I’d been dating my boyfriend for about a year and we were at a crossroads, trying to figure out if we should ditch or stick. Neither of us was particularly emotionally evolved — we were dating but we weren’t best friends. I didn’t go to that concert with him and now I can’t even recall why.

I felt stifled by our relationship but I suspected that the problem was me, not him. Whenever I changed my schedule to accommodate him, I felt like I was betraying my feminist principles. Whenever I started thinking like a couple, it seemed like I was abandoning a deep need for self-expression. Whenever I was “giving” towards him, I felt as if I was sacrificing a part of myself. I was a real piece of work, insular and closed to love. But by that time, after years of avoiding relationships, I was starting to acknowledge this and I was working on it.

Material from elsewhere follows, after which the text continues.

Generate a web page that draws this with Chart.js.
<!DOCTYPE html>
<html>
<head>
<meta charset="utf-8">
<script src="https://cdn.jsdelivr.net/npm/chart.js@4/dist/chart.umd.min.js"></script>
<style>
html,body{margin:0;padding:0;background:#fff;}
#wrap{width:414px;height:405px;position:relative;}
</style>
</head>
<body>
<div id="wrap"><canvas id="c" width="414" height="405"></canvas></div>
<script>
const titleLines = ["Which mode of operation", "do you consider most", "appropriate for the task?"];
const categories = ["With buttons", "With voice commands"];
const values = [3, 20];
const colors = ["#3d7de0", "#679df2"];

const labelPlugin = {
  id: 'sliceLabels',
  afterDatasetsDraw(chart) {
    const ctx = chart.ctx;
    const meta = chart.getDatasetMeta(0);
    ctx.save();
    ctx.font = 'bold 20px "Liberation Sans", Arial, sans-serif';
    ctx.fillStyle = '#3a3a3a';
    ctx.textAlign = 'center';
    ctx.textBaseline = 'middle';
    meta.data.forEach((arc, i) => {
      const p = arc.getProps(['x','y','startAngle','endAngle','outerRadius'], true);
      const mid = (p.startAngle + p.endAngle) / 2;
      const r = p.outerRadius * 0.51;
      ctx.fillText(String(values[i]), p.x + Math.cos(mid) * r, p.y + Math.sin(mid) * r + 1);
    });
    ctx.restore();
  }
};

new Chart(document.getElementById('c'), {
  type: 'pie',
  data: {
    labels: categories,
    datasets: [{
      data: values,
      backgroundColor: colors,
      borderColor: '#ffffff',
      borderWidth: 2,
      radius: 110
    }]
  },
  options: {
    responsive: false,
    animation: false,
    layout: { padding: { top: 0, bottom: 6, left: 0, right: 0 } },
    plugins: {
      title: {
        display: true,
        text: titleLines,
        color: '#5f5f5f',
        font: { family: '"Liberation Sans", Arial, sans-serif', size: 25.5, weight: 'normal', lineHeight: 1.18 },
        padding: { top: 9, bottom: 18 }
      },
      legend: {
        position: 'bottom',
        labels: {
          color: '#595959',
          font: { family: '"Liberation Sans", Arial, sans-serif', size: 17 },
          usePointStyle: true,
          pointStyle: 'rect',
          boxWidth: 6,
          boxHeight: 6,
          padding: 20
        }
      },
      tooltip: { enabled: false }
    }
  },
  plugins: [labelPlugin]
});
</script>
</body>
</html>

Lou Reed made me rethink it all. Watching this icon of my adolescence, and particularly the anti-establishment ethos he represented, I wondered why I was even in this relationship. Who says everyone has to be married, I thought. Why can’t some people just be alone and do their thing and not have to make compromises?

Then he started singing “Modern Dance.” It was the first time I’d heard the song and as often happens with Lou Reed, I felt like he was penetrating my soul. “Maybe I should go and live in Amsterdam,” he sang, and in the next verse, “Maybe it’s time to see Tangiers.” Lou was contemplating going all over the place — wearing a kilt in Edinburgh, getting a farm in southern France, going to Yucatan “where women are women, a man’s a man.”